[SERVER-55153] Optimize $size + ExpressionFieldPath Created: 11/Mar/21 Updated: 06/Dec/22 |
|
| Status: | Backlog |
| Project: | Core Server |
| Component/s: | Aggregation Framework |
| Affects Version/s: | None |
| Fix Version/s: | None |
| Type: | Improvement | Priority: | Major - P3 |
| Reporter: | Mathias Stearn | Assignee: | Backlog - Query Execution |
| Resolution: | Unresolved | Votes: | 0 |
| Labels: | None | ||
| Remaining Estimate: | Not Specified | ||
| Time Spent: | Not Specified | ||
| Original Estimate: | Not Specified | ||
| Assigned Teams: |
Query Execution
|
| Participants: |
| Description |
|
Currently when evaluating something like {$size: '$a.b'} on a document like {a: [{b:1},{b:2}, ...]} we will first evaluate the ExpressionFieldPath which will produce an array of the values of b, then we ask for the size of that array.
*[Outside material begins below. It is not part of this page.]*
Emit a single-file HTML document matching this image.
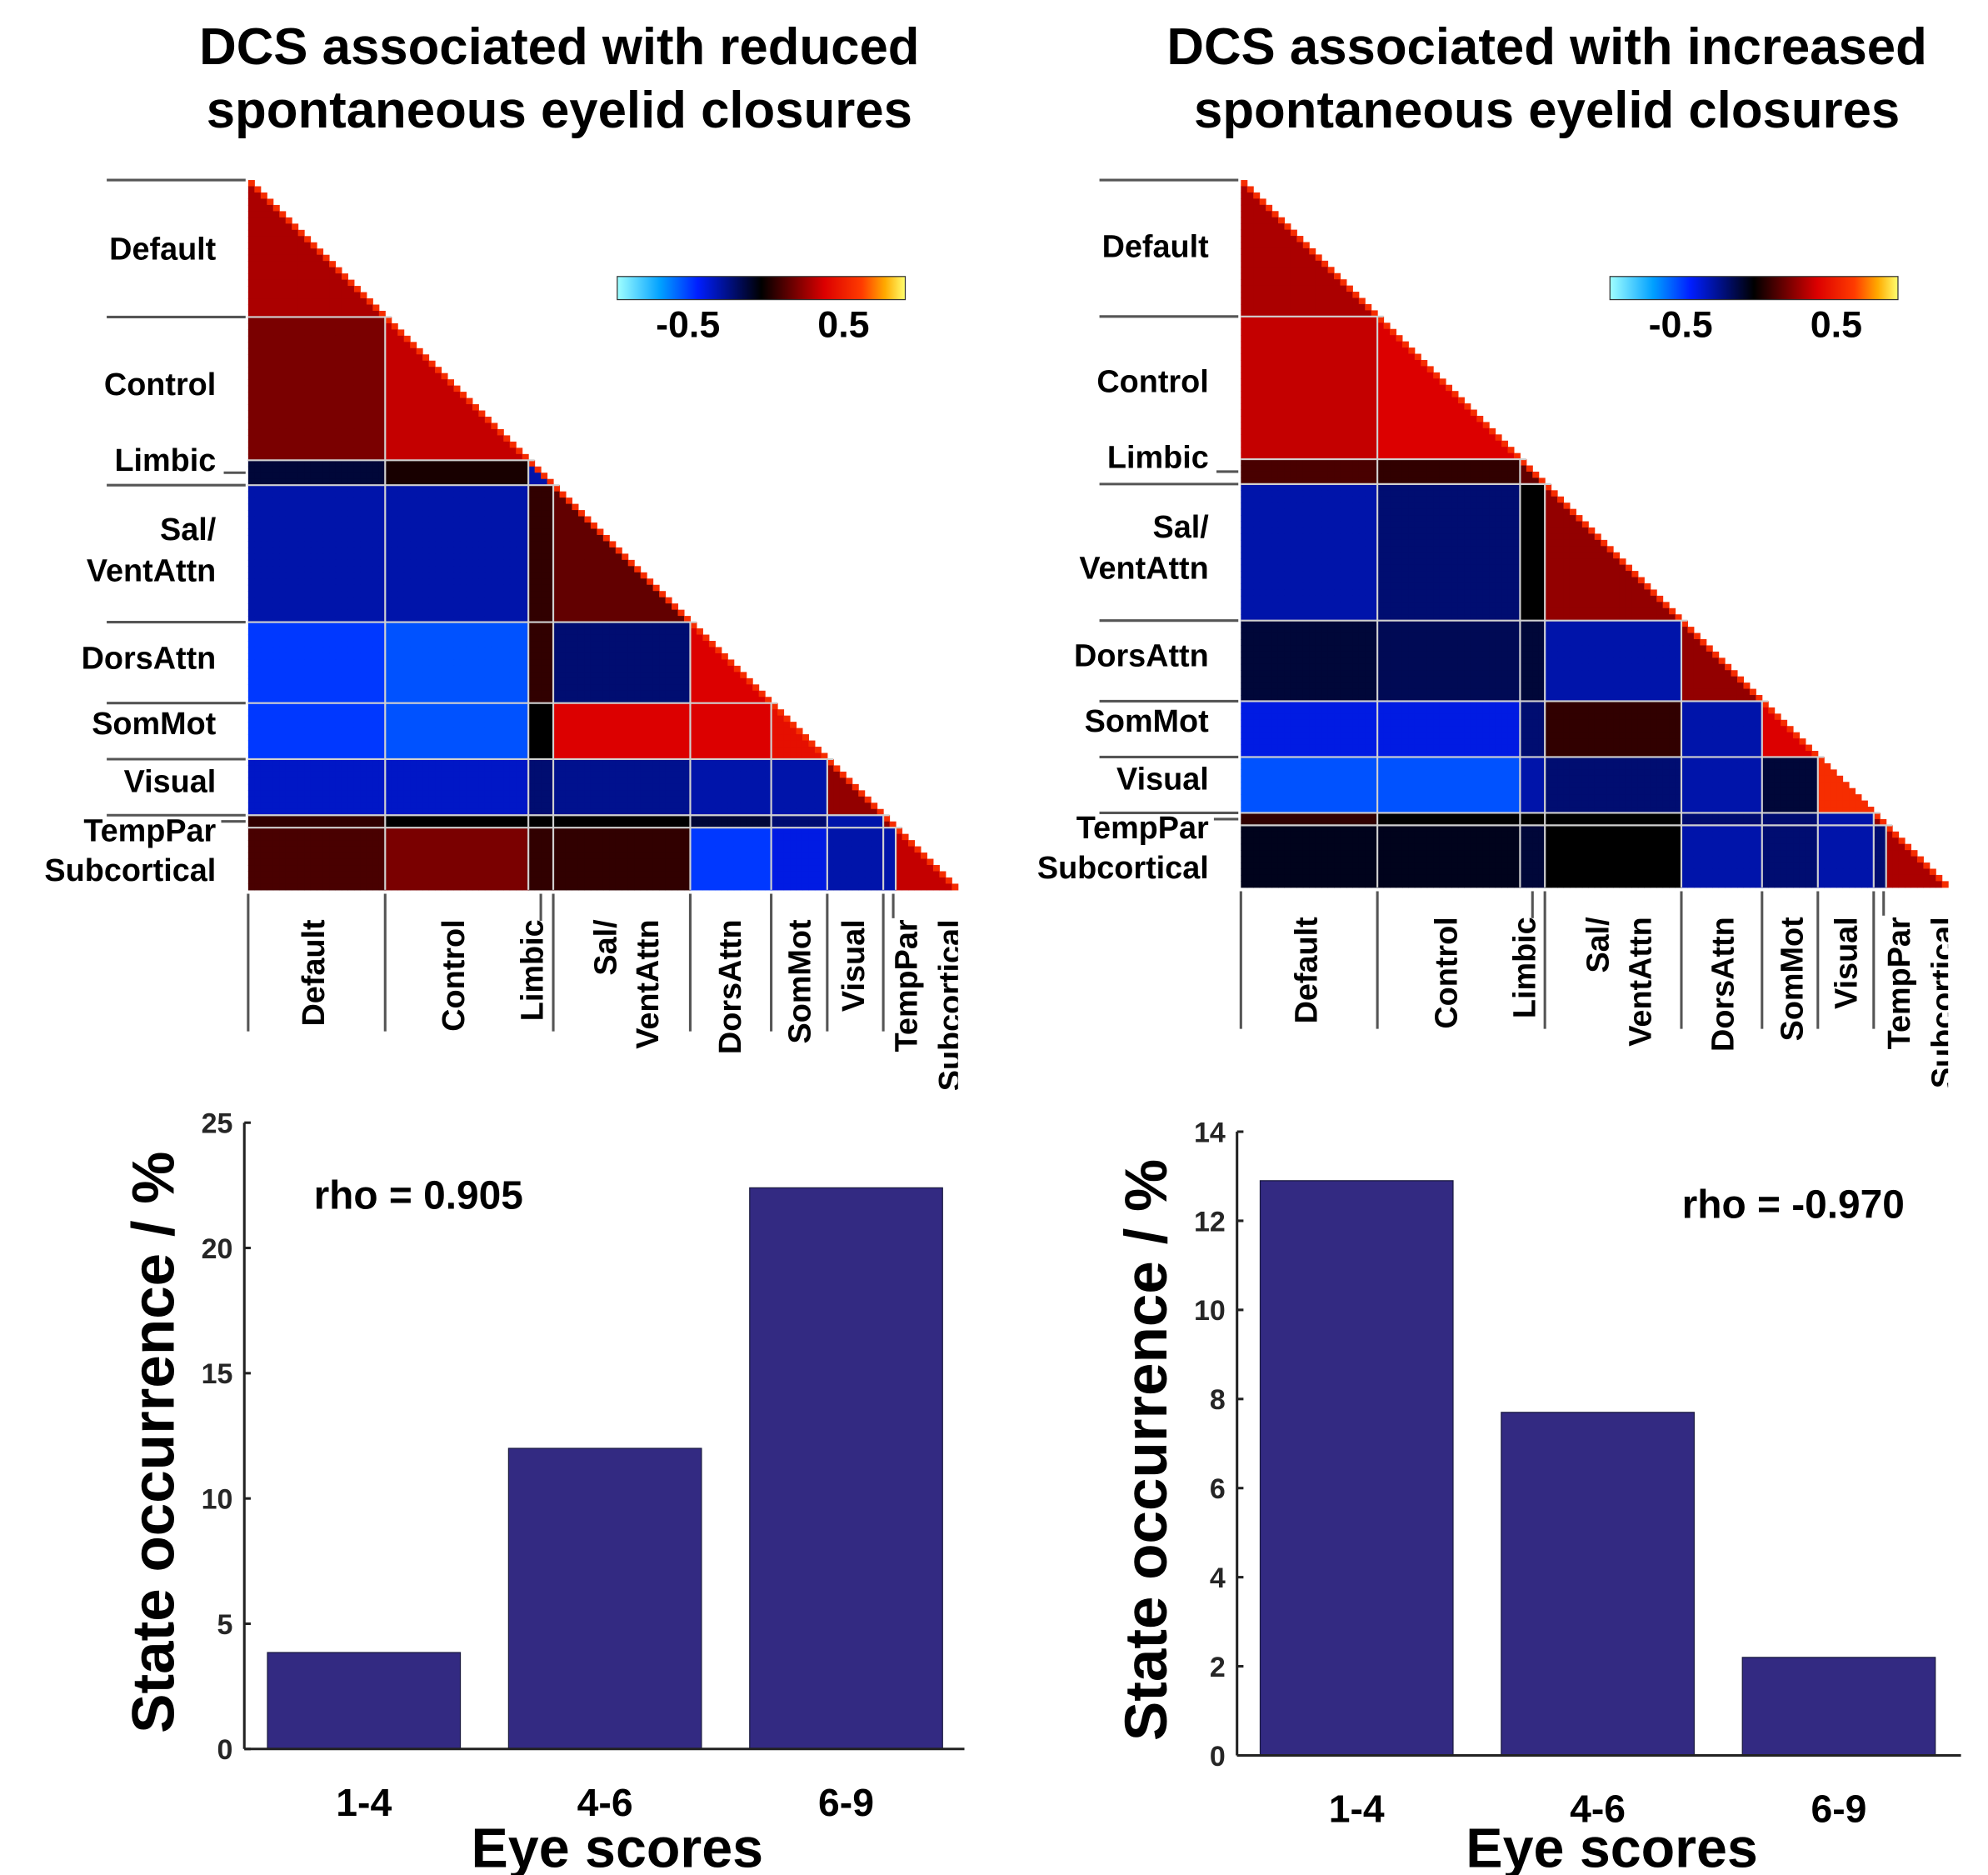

This is wasteful, and is even more wasteful if you consider '$a.b.c.d' where each level is an array of object since only the size of the a array matters in that case. (I'm not arguing that these semantics are good, but that is what we do today). Instead we should have an ExpressionSizeOfFieldPath that just returns the size of the top-level array that ExpressionFieldPath would create, but without making any new arrays. I have a profile where over 20% of the time is spent in the unnecessary ExpressionFieldPath for the simple '$a.b' case. I assume it would be even worse for '$a.b.c.d. |
| Comments |
| Comment by Mathias Stearn [ 11/Mar/21 ] |
|
I'm not sure if this is more of a QO thing since it is an optimization, but I assigned to QE backlog since 90% of the work is writing the ExpressionSizeOfFieldPath, and there is just a tiny bit of code to recognize the pattern and switch to it. Feel free to reassign if my reasoning is flawed. |